Apinan Poshyananda, chief executive and artistic director of the BAB, confirmed that pressure was applied to have Ai dropped from the event, which is running in 10 locations around the Thai capital until the end of January. Included are works from Anish Kapoor and Yoko Ono, and 80 other artists, including four from China. A delegation of Chinese artists came with officials from China during the planning stage of the BAB, and asked that Ai be dropped from the program, said Apinan. "We said we couldn't do that, we have ethics -- and they understood."
In any case, Apinan said the work that Ai chose fits the BAB's theme: Escape Routes. "This exhibit is about issues of the world: immigration, diaspora and humanity," he said. "We told our partners in China it wasn't criticism of China and they understood."
The exhibit fills a hall at Bangkok Art and Culture Center, one of the BAB's main venues. One wall is covered in photographs of refugees taken by the artist. For his 2017 film, "Human Flow," Ai says he visited 40 camps in two dozen countries, interviewing 600 refugees.
The BAB also includes protest art by artists in Thailand, now seeing the biggest anti-government street demonstrations since a 2014 coup installed the present prime minister. "This is the role of art, to stimulate discussion and offer ideas," said Apinan, a former Thai minister of culture. "Art can be part of the facility for discussion and understanding."
Amplifying their voices, leading artists featured in the BAB including Ai issued a statement condemning police crackdowns and supporting peaceful protest in Thailand. "As artists, we thrive in a society that supports our ability to speak out and speak to the times in which we live.
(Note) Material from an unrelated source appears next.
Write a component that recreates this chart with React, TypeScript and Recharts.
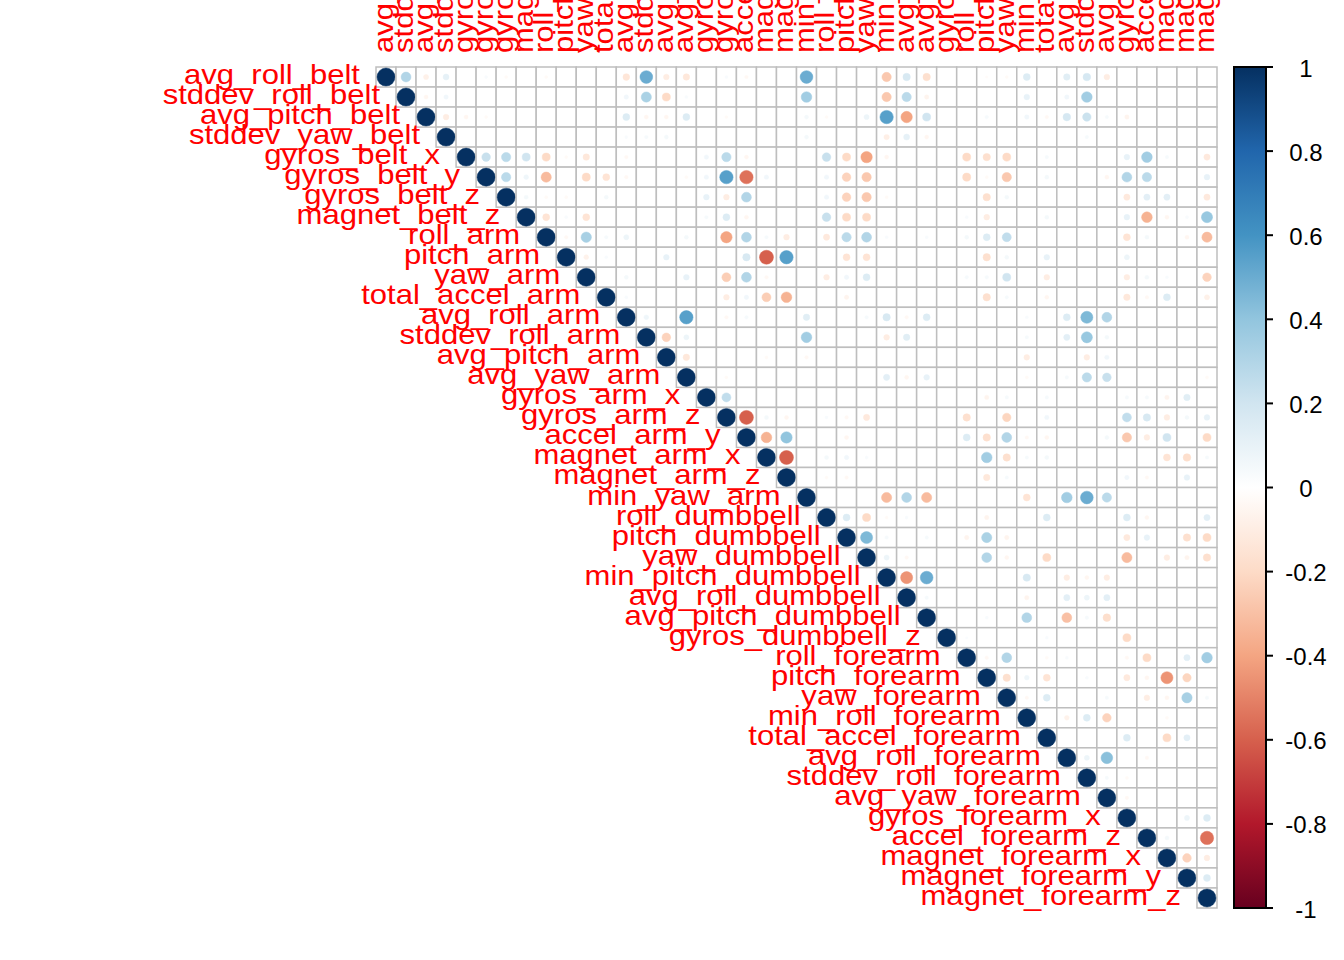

Such a society is one that meets calls for progressive change not with a crackdown but a commitment to building understanding, dialogue and collectivity," they noted.
Ai is widely heralded for using his art for social advocacy. "I think he's done an extraordinary job of attracting attention to issues from the Sichuan earthquake to international crises like the flow of refugees to Europe," said Sophie Richardson, China director of Human Rights Watch, a nongovernmental organization. "He's a singular figure," she added. "Few others in the China art community have been so adept in using and sharing their platforms to advocate for social justice and change."
But how does Ai see himself, as artist or activist? He chuckled. "I see myself as a little piece of a shattered mirror. It reflects whatever is around it. And even though it's shattered, it still reflects the partial reality," he said. "That's why I'm fascinated to see, you know, 'who's Ai Weiwei, and what is he trying to do?' ... This gives me a little game to enjoy. To see how far this guy can go, and how ridiculous he can be."